In all there are 14 rooms – five dedicated to food and beverage, — at a cost one can easily imagine easily surpassing a few hundred million. Heavy on design and light on merchandise, God is in the details at Printemps. I imagine designer Gonzalez must have said to herself, “Let me design a place that feels like a fantasy ultra-luxe home” with all the accouterments for a sumptuous life—plush sofas, designer chairs, lots of natural light, modern art and objets d’art.  Is it over the top? Perhaps, but this is an over-the-top experience many would be happy to get used to. One hopes that after would-be shoppers recover from the drama of the retail stage set, they get busy buying up any of the coveted French-curated luxuries.

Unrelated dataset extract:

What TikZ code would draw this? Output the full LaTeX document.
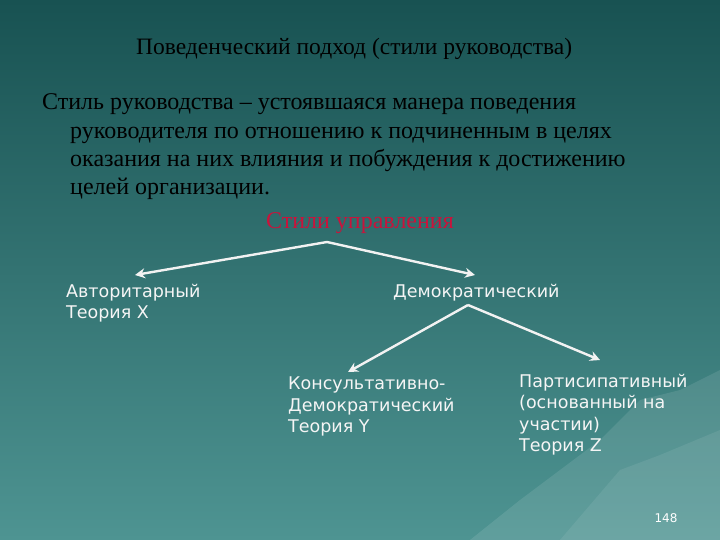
\documentclass[tikz,border=0pt]{standalone}
\usepackage{fontspec}
\setmainfont{Liberation Serif}
\newfontfamily\lab{DejaVu Sans}
\usetikzlibrary{arrows.meta}
\begin{document}
\begin{tikzpicture}[x=1pt,y=-1pt,
  body/.style={anchor=base west,inner sep=0,font=\fontsize{24}{24}\selectfont,text=black},
  lbl/.style={anchor=north west,inner sep=0,align=left,font=\lab\fontsize{17.5}{21.5}\selectfont,text=white!92!gray},
  arr/.style={draw=white!90!gray,line width=2.4pt,-{Stealth[length=10pt,width=10pt]}}]
\shade[top color={rgb,255:red,24;green,82;blue,82},bottom color={rgb,255:red,78;green,148;blue,146}] (0,0) rectangle (720,540);
\useasboundingbox (0,0) rectangle (720,540);
\fill[white,opacity=0.10] (470,540) -- (520,500) -- (560,470) -- (600,440) -- (640,400) -- (680,390) -- (720,370) -- (720,540) -- cycle;
\fill[white,opacity=0.08] (560,540) -- (620,470) -- (660,455) -- (720,430) -- (720,540) -- cycle;
\node[anchor=base west,inner sep=0,font=\fontsize{23.5}{24}\selectfont] (title) at (136,55) {Поведенческий подход (стили руководства)};
\node[body] (l1) at (42,110) {Стиль руководства – устоявшаяся манера поведения};
\node[body] (l2) at (70,139) {руководителя по отношению к подчиненным в целях};
\node[body] (l3) at (70,167) {оказания на них влияния и побуждения к достижению};
\node[body] (l4) at (70,195) {целей  организации.};
\node[anchor=base,inner sep=0,font=\fontsize{24}{24}\selectfont,text={rgb,255:red,200;green,20;blue,60}] (st) at (360,229) {Стили управления};
\coordinate (s) at (327,242);
\node[lbl] (a) at (66,284) {Авторитарный\\Теория X};
\node[lbl] (d) at (393,284) {Демократический};
\coordinate (ae) at (135,275);
\coordinate (de) at (475,275);
\draw[arr] (s) -- (ae);
\draw[arr] (s) -- (de);
\coordinate (ds) at (468,305);
\node[lbl] (k) at (288,377) {Консультативно-\\Демократический\\Теория Y};
\node[lbl] (p) at (519,374) {Партисипативный\\(основанный на\\ участии)\\Теория Z};
\draw[arr] (ds) -- (348,372) coordinate (ke);
\draw[arr] (ds) -- (600,360) coordinate (pe);
\node[font=\lab\fontsize{12}{12}\selectfont,text=white] (n) at (666,518) {148};
\end{tikzpicture}
\end{document}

Gamble? Sure, It’s a Gamble

Printemps New York is a gamble. For starters, it is asking even sophisticated, veteran customers to redefine a shopping experience in a location that many consider problematic. Cliched thinking is that the Michael Douglas 1987 Wall Street movie lifestyle lives on. But lower Manhattan’s profile is changing with a more diverse and youthful population. Its residents are wealthier too, with a higher median income than the average New Yorker and 36 percent earning more than $250,000 annually. New business tenants, from the art, design and fashion worlds are relocating to the Financial District and both Printemps’ New York executives and Macklowe hope to attract this upwardly mobile generation. Printemps’ circle widens to include uptown Manhattanites who want a novel immersive shopping experience or a dinner from James Beard award-winning chef Gregory Gourdet. Tourists, both domestic and international, visiting lower Manhattan are another target, admittedly more tourists than customers.

The store is not unlike a serpentine luxury retail theme park.  Part showroom, part art installation, part discovery, and a lot of English countryside folly. The two-level store is highly curated. You can acquire The Falls vintage 70s three-piece suit, an embellished tour de force with buttons and beading: a deck of Tarot Cards, coffee table books of beautiful places, a cellphone case, or a candy jar, each of which is an investment. Even Nike sneakers have a gallery all to themselves, elevating the swoosh to an artform. At this writing (mid-May) it’s been open for nearly two months and more merchandise has arrived, new brands included and steady traffic of curiosity seekers and shoppers.

Following the European showroom model, tiny sizes are hung on the racks, and your size is hidden away in stock rooms. While you’re waiting, you can debate purchasing luxe necessities such as block crystal candlesticks or Dupont pens, which are all on display as art objects, or you can nibble on oysters from the Raw Bar and sip Champagne. The dressing rooms are not afterthoughts, they are designed to the nines, some with enough room and seating for a small party to group source the decisions of the day — which outfit to buy with which shoes, bag and crystal earrings.

Risky Retail

A rational retail operator or an MBA analyst might take one look at Printemps New York, calculate the cost-per-square-foot to support the décor, factor in the operating costs of the sales staff and the five bar/cafes, consider the foot traffic in the location (locals and tourists) and run fast in any direction. But transformative retail is made up of dreamers. Think Harry Selfridge, Herman Bergdorf, Barney Pressman, Stanley Marcus and Charles Harrod. It will likely take a few years for Printemps New York to turn a positive ROI, but it is playing the long game, banking on the changing profile of local businesses and residents, and evolving consumer trends. And Printemps is passionate about it. The bet is that Americans will have access to more unique French fashion while also driving them to the Boulevard Haussmann location when visiting Paris.

Sheer speculation here, but real estate magnate Harry Macklowe may have given the Qatari-backed investor fund Divine Investments SA (owners of Printemps) an irresistible real estate deal to sandwich Printemps New York in between the residential tower and Whole Foods to make a splash in New York City (and guarantee luxe shopping and dining for his new wife). If that’s the case, New York is the beneficiary of a shape-shifting retail experience.